The building the spire capped was built in the 1850s, but the congregation had its roots in the 17th century, arriving from Massachusetts just four years after the city's founding.

Led by its pastor, the Rev. Richard Blinman, whose name survives on a city street, the congregation came to New London from Gloucester, Mass., in 1650. Meeting at first in a barn, they built several churches over the years, one of which was struck by lightning in 1735, killing a parishioner.

The first building at the church's longtime home at State and Union streets was built in 1786, when the site was known as Bolles Hill or Zion's Hill.

When fire damaged the congregation's home in 1849, members voted to build a church of stone large enough to seat 800. They hired Leopold Eidlitz, a young architect born in Prague who would go on to design the New York State Capitol.

Eidlitz conceived a granite building in the Gothic style, and construction began on May 28, 1852, Kenneth Franklin Jacobs wrote in "Leopold Eidlitz: Becoming an American Architect." The seating capacity of the finished building was 1,100.

When it was dedicated on July 6, 1853, the majestic structure was a little more than had been asked for.

"Despite the request for a single tower, the main facade of the new church came to feature three: a tall central spire flanked by shorter gabled towers linked to the central tower by balustrade-capped walls," Jacobs wrote.

Those shorter gabled towers remained intact Thursday with a gaping hole between them where the central spire had collapsed. But they were unstable and set to be quickly demolished.

In her "History of New London," completed around the time of the church's construction, local historian Frances Manwaring Caulkins wrote that "the main features of the design belong to the most ancient Gothic style." She called the spire "light and graceful."

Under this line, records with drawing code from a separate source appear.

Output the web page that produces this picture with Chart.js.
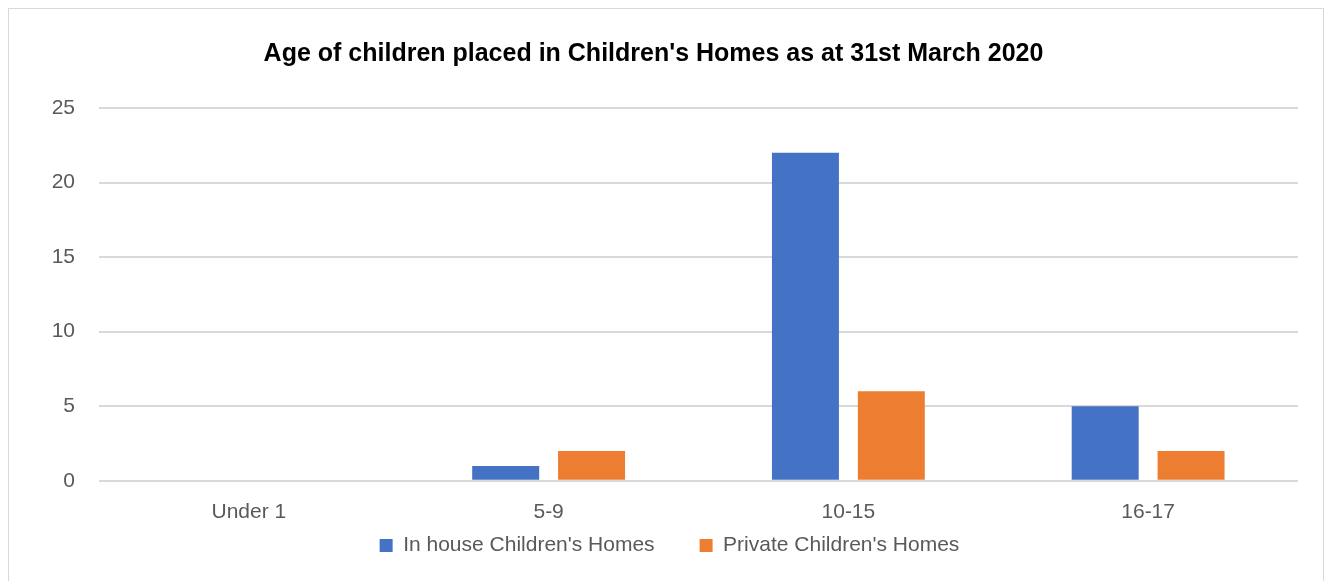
<!DOCTYPE html>
<html>
<head>
<meta charset="utf-8">
<script src="https://cdn.jsdelivr.net/npm/chart.js@4"></script>
<style>
  html, body { margin: 0; padding: 0; background: #fff; overflow: hidden; }
  #wrap {
    position: absolute; left: 8px; top: 8px;
    width: 1316px; height: 600px;
    border: 1px solid #d9d9d9; box-sizing: border-box; background: #fff;
  }
  #box { position: relative; width: 1314px; height: 557px; }
</style>
</head>
<body>
<div id="wrap"><div id="box"><canvas id="chart"></canvas></div></div>
<script>
// Age groups and counts per home type
const ageGroups = ['Under 1', '5-9', '10-15', '16-17'];
const inHouseHomes = [0, 1, 22, 5];
const privateHomes = [0, 2, 6, 2];
const yTicks = [0, 5, 10, 15, 20, 25];

const FONT = "'Liberation Sans', Arial, sans-serif";
const GREY = '#595959';
const LEGEND_GAP = 45;   // horizontal space between legend entries
const LEGEND_LIFT = 54;  // vertical space the wide gap would otherwise eat
const LEGEND_SHIFT = 16;

// legend padding is used both across and down; keep the wide gap across only
const legendGap = {
    id: 'legendGap',
    beforeLayout(chart) {
        const lg = chart.legend;
        if (!lg || lg._gapPatched) return;
        const fit = lg.fit;
        lg.fit = function () { fit.call(this); this.height -= LEGEND_LIFT; };
        lg._gapPatched = true;
    },
    afterLayout(chart) {
        const lg = chart.legend;
        if (!lg) return;
        // grow the box upward so the clip region still holds the entries
        lg.top -= LEGEND_LIFT;
        lg.height += LEGEND_LIFT;
        lg.left += LEGEND_SHIFT; lg.right += LEGEND_SHIFT;
    }
};

const chart = new Chart(document.getElementById('chart'), {
    type: 'bar',
    data: {
        labels: ageGroups,
        datasets: [
            { label: "In house Children's Homes", data: inHouseHomes, backgroundColor: '#4472c4', categoryPercentage: 0.573, barPercentage: 0.78 },
            { label: "Private Children's Homes", data: privateHomes, backgroundColor: '#ed7d31', categoryPercentage: 0.573, barPercentage: 0.78 }
        ]
    },
    plugins: [legendGap],
    options: {
        responsive: true,
        maintainAspectRatio: false,
        animation: false,
        layout: { padding: { left: 0, right: 25, top: 0, bottom: 0 } },
        plugins: {
            title: {
                display: true,
                text: "Age of children placed in Children's Homes as at 31st March 2020",
                color: '#000',
                font: { family: FONT, size: 25, weight: 'bold' },
                padding: { top: 30, bottom: 39 }
            },
            legend: {
                position: 'bottom',
                labels: {
                    color: GREY,
                    font: { family: FONT, size: 21 },
                    boxWidth: 13,
                    boxHeight: 13,
                    padding: LEGEND_GAP
                }
            },
            tooltip: { enabled: false }
        },
        scales: {
            x: {
                grid: { display: false, drawTicks: false },
                border: { display: false },
                ticks: { color: GREY, font: { family: FONT, size: 21 }, padding: 19 }
            },
            y: {
                min: 0,
                max: 25,
                afterBuildTicks: s => { s.ticks = yTicks.map(v => ({ value: v })); },
                afterFit: s => { s.width = 90; },
                grid: { color: '#d9d9d9', lineWidth: 2, drawTicks: false },
                border: { display: false },
                ticks: { color: GREY, font: { family: FONT, size: 21 }, padding: 24 }
            }
        }
    }
});
</script>
</body>
</html>
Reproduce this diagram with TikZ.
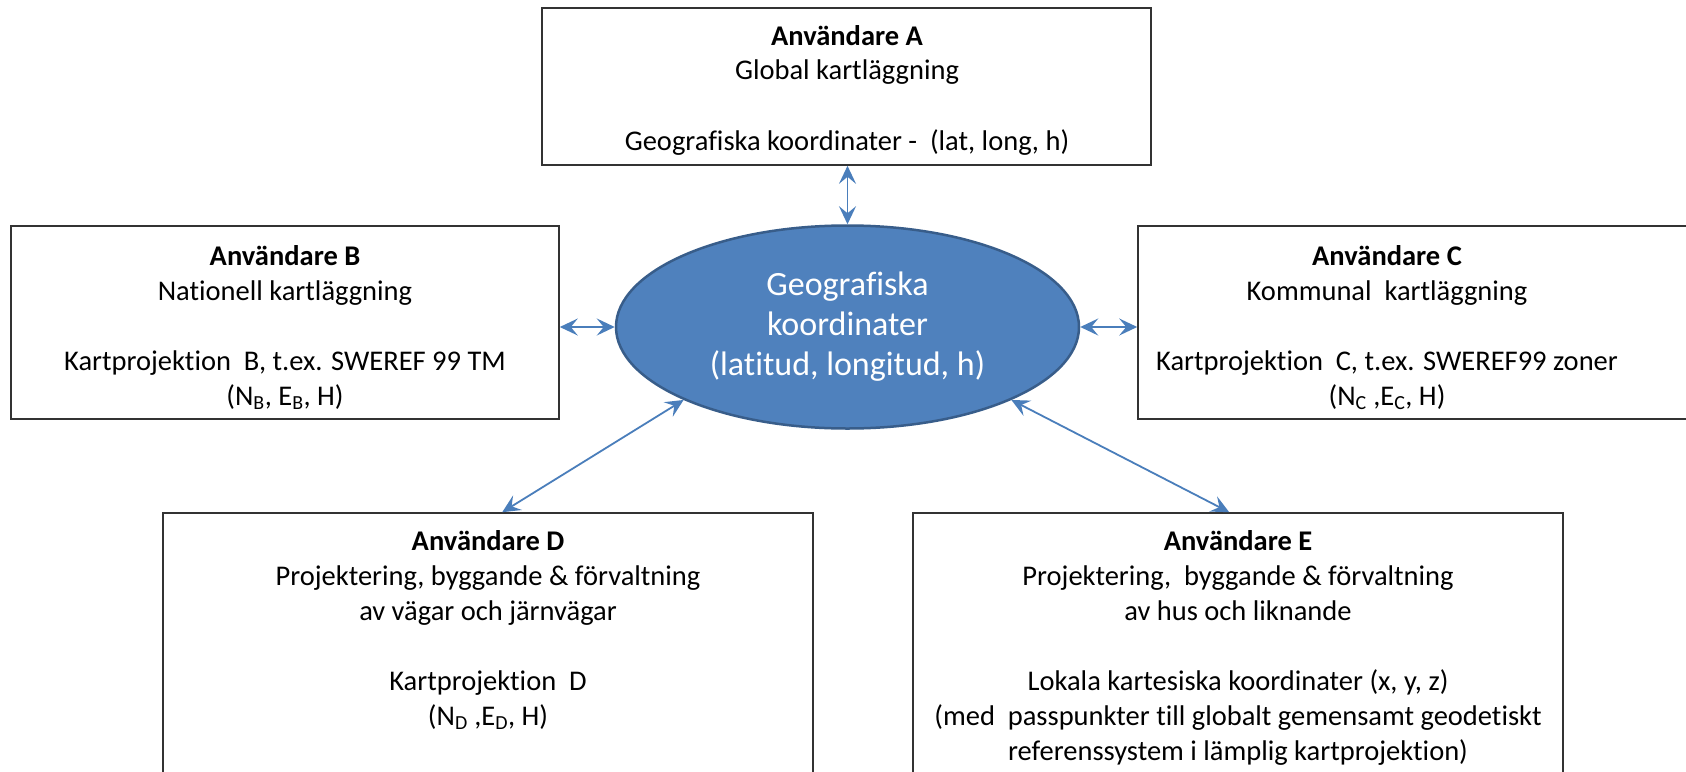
\documentclass[tikz,border=0pt]{standalone}
\usepackage{fontspec}
\setmainfont[Ligatures={NoCommon}]{Carlito}
\usetikzlibrary{shapes.geometric,arrows.meta}
\definecolor{ellfill}{HTML}{4F81BD}
\definecolor{elldraw}{HTML}{385D8A}
\definecolor{arrcol}{HTML}{4A7EBB}
\newcommand{\boxlines}[1]{\begin{tabular}[t]{@{}c@{}}#1\end{tabular}}
\begin{document}
\begin{tikzpicture}[x=1pt,y=-1pt,
  userbox/.style={draw=black!80, line width=1.6pt, inner sep=0pt},
  txt/.style={anchor=base, inner sep=0pt, text=black, font=\fontsize{28.5pt}{35pt}\selectfont},
  arr/.style={draw=arrcol, line width=1.8pt,
    {Stealth[length=18pt,width=17pt,inset=7pt]}-{Stealth[length=18pt,width=17pt,inset=7pt]}}
]
\useasboundingbox (0,0) rectangle (1686,771);
\clip (0,0) rectangle (1686,771);
\fill[white] (0,0) rectangle (1686,771);

% boxes
\node[userbox, minimum width=609pt, minimum height=157pt] (A) at (846.5,86.5) {};
\node[userbox, minimum width=548pt, minimum height=193pt] (B) at (285,322.5) {};
\node[userbox, minimum width=562pt, minimum height=193pt] (C) at (1419,322.5) {};
\node[userbox, minimum width=650pt, minimum height=287pt] (D) at (488,656.5) {};
\node[userbox, minimum width=650pt, minimum height=287pt] (E) at (1238,656.5) {};

% central ellipse
\node[ellipse, fill=ellfill, draw=elldraw, line width=2.5pt, inner sep=0pt,
      minimum width=463pt, minimum height=203pt, text=white,
      font=\fontsize{34pt}{40pt}\selectfont] (G) at (847.5,327)
  {\boxlines{Geografiska\\koordinater\\(latitud, longitud, h)}};

% texts
\node[txt] (At) at (847,45) {\boxlines{\textbf{Användare A}\\Global kartläggning\\ \\Geografiska koordinater -\ \ (lat, long, h)}};
\node[txt] (Bt) at (285,265) {\boxlines{\textbf{Användare B}\\Nationell kartläggning\\ \\Kartprojektion\ \ B, t.ex. SWEREF 99 TM\\(N\textsubscript{B}, E\textsubscript{B}, H)}};
\node[txt] (Ct) at (1387,265) {\boxlines{\textbf{Användare C}\\Kommunal\ \ kartläggning\\ \\Kartprojektion\ \ C, t.ex. SWEREF99 zoner\\(N\textsubscript{C} ,E\textsubscript{C}, H)}};
\node[txt] (Dt) at (488,550) {\boxlines{\textbf{Användare D}\\Projektering, byggande \& förvaltning\\av vägar och järnvägar\\ \\Kartprojektion\ \ D\\(N\textsubscript{D} ,E\textsubscript{D}, H)}};
\node[txt] (Et) at (1238,550) {\boxlines{\textbf{Användare E}\\Projektering,\ \ byggande \& förvaltning\\av hus och liknande\\ \\Lokala kartesiska koordinater (x, y, z)\\(med\ \ passpunkter till globalt gemensamt geodetiskt\\referenssystem i lämplig kartprojektion)}};

% connectors
\draw[arr] (G.north |- A.south) -- (G.north);
\draw[arr] (B.east |- G.west) -- (G.west);
\draw[arr] (G.east) -- (G.east -| C.west);
\draw[arr] (G.204) -- ([xshift=340pt]D.north west);
\draw[arr] (G.336) -- ([xshift=317pt]E.north west);
\end{tikzpicture}
\end{document}
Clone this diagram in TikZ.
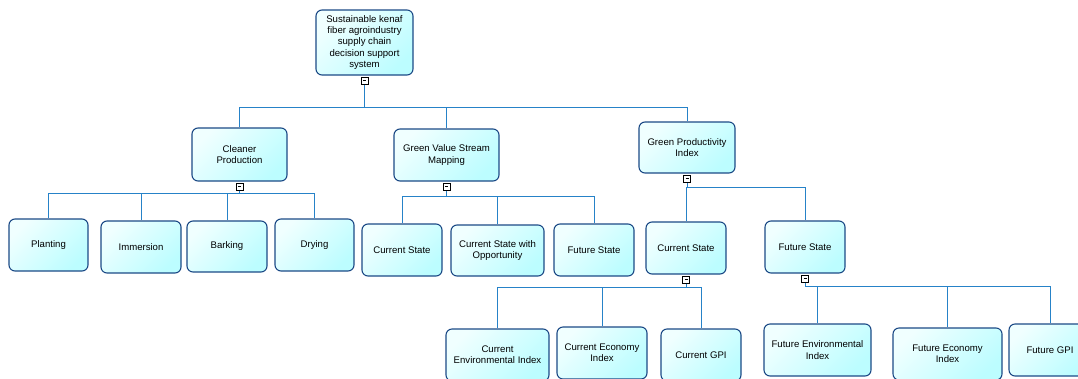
\documentclass[tikz,border=0pt]{standalone}
\usepackage{fontspec}
\setsansfont{Liberation Sans}
\definecolor{boxline}{RGB}{28,74,134}
\definecolor{linkline}{RGB}{38,130,200}
\definecolor{boxtop}{RGB}{240,255,255}
\definecolor{boxbot}{RGB}{188,253,255}
\begin{document}
\begin{tikzpicture}[x=1pt,y=-1pt,
    item/.style ={rounded corners=6pt, draw=boxline, line width=1.1pt,
      top color=boxtop, bottom color=boxbot, shading angle=45,
      align=center, inner sep=1pt,
      font=\sffamily\fontsize{9.6}{11.3}\selectfont},
    fold/.style ={draw=black, fill=white, line width=0.7pt, minimum size=7pt,
      inner sep=0pt, below=1.5pt,
      path picture={\draw[line width=0.9pt] ([xshift=2pt]path picture bounding box.west)
        -- ([xshift=-2pt]path picture bounding box.east);}},
    link/.style ={draw=linkline, line width=0.9pt}]
   \clip (0,0) rectangle (1078,378);
   \node[item, minimum width=97pt, minimum height=65pt] (root) at (364.5,42.5)
     {Sustainable kenaf\\fiber agroindustry\\supply chain\\decision support\\system};
   \node[item, minimum width=95pt, minimum height=53pt] (cp) at (239.5,154.5) {Cleaner\\Production};
   \node[item, minimum width=105pt, minimum height=52pt] (gvsm) at (446.5,155) {Green Value Stream\\Mapping};
   \node[item, minimum width=96pt, minimum height=51pt] (gpi) at (687,147.5) {Green Productivity\\Index};
   \node[item, minimum width=79pt, minimum height=52pt] (plant) at (48.5,245) {Planting};
   \node[item, minimum width=80pt, minimum height=52pt] (immer) at (141,247) {Immersion};
   \node[item, minimum width=80pt, minimum height=51pt] (bark) at (227,246.5) {Barking};
   \node[item, minimum width=79pt, minimum height=52pt] (dry) at (314.5,245) {Drying};
   \node[item, minimum width=80pt, minimum height=52pt] (gvcs) at (402,250) {Current State};
   \node[item, minimum width=93pt, minimum height=51pt] (gvcso) at (497.5,250.5) {Current State with\\Opportunity};
   \node[item, minimum width=80pt, minimum height=52pt] (gvfs) at (594,250) {Future State};
   \node[item, minimum width=80pt, minimum height=52pt] (gpcs) at (686,248) {Current State};
   \node[item, minimum width=80pt, minimum height=52pt] (gpfs) at (805,247) {Future State};
   \node[item, minimum width=103pt, minimum height=52pt] (cenv) at (497.5,355) {Current\\Environmental Index};
   \node[item, minimum width=90pt, minimum height=52pt] (cecon) at (602,353) {Current Economy\\Index};
   \node[item, minimum width=80pt, minimum height=52pt] (cgpi) at (701,355) {Current GPI};
   \node[item, minimum width=107pt, minimum height=52pt] (fenv) at (817.5,350) {Future Environmental\\Index};
   \node[item, minimum width=109pt, minimum height=52pt] (fecon) at (947.5,354) {Future Economy\\Index};
   \node[item, minimum width=82pt, minimum height=52pt] (fgpi) at (1050,350) {Future GPI};
   \node[fold] (rootm) at (root.south) {};
   \node[fold] (cpm) at (cp.south) {};
   \node[fold] (gvsmm) at (gvsm.south) {};
   \node[fold] (gpim) at (gpi.south) {};
   \node[fold] (gpcsm) at (gpcs.south) {};
   \node[fold] (gpfsm) at (gpfs.south) {};
   \coordinate (rootbus) at (rootm.south |- 0,107);
   \coordinate (cpbus) at (cpm.south |- 0,193);
   \coordinate (gvsmbus) at (gvsmm.south |- 0,196);
   \coordinate (gpibus) at (gpim.south |- 0,187);
   \coordinate (gpcsbus) at (gpcsm.south |- 0,287);
   \coordinate (gpfsbus) at (gpfsm.south |- 0,286);
   \draw[link] (rootm) -- (rootbus) -| (cp);
   \draw[link] (rootbus) -| (gvsm);
   \draw[link] (rootbus) -| (gpi);
   \draw[link] (cpm) -- (cpbus) -| (plant);
   \draw[link] (cpbus) -| (immer);
   \draw[link] (cpbus) -| (bark);
   \draw[link] (cpbus) -| (dry);
   \draw[link] (gvsmm) -- (gvsmbus) -| (gvcs);
   \draw[link] (gvsmbus) -| (gvcso);
   \draw[link] (gvsmbus) -| (gvfs);
   \draw[link] (gpim) -- (gpibus) -| (gpcs);
   \draw[link] (gpibus) -| (gpfs);
   \draw[link] (gpcsm) -- (gpcsbus) -| (cenv);
   \draw[link] (gpcsbus) -| (cecon);
   \draw[link] (gpcsbus) -| (cgpi);
   \draw[link] (gpfsm) -- (gpfsbus) -| (fenv);
   \draw[link] (gpfsbus) -| (fecon);
   \draw[link] (gpfsbus) -| (fgpi);
 \end{tikzpicture}
\end{document}
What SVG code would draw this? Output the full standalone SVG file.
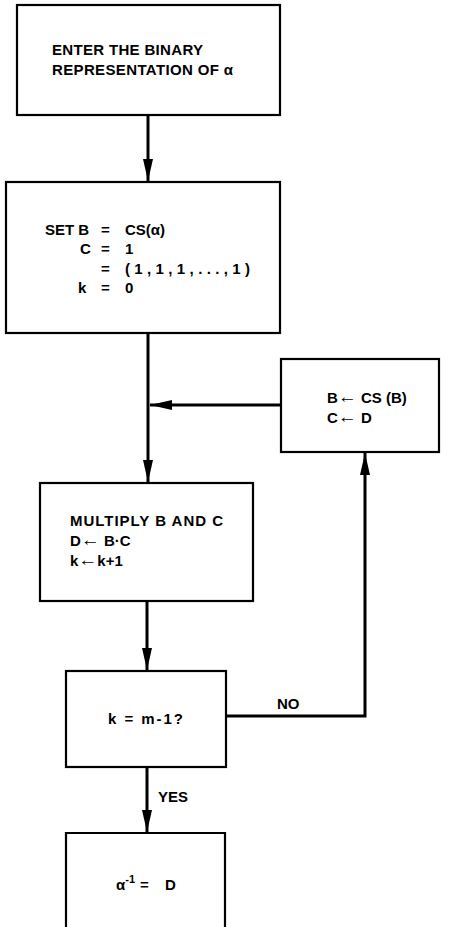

The tapering spire had a four-faced clock and was capped by a large gilded ball, with a 15-foot weathervane at the very top. In 1929, steeplejacks undertook a hazardous effort to take down the weathervane, estimated to weigh 100 pounds, because it was thought to be in danger of falling, according to a story in The Day.

The 90-pound ball was removed, gold-leafed and reinstalled in 1994.

In 2014, the dwindling congregation voted to sell the building to a different group, Engaging Heaven Church, while retaining the right to worship there.

"The goal is to preserve the building, and we're a wonderful congregation, but we just don't have the financial resources to invest in the building," Catherine Zall, the pastor, said at the time. The building sold for $250,000.

The two congregations had been sharing the building since 2011.

Engaging Heaven undertook a fundraising campaign in 2017 to repair the clock, whose four faces were each 7 feet 6 inches in diameter. It had not been running for at least a decade.

Thursday's collapse was not the first time a New London church building faced catastrophe. In 1871, part of St. Mary Star of the Sea Church on Huntington Street, then under construction, collapsed during a rainstorm.

The Second Congregational Church, originally at Huntington and Jay streets, was destroyed by fire in 1868, and its replacement, still standing at Broad and Hempstead streets, was heavily damaged by another fire in 1926.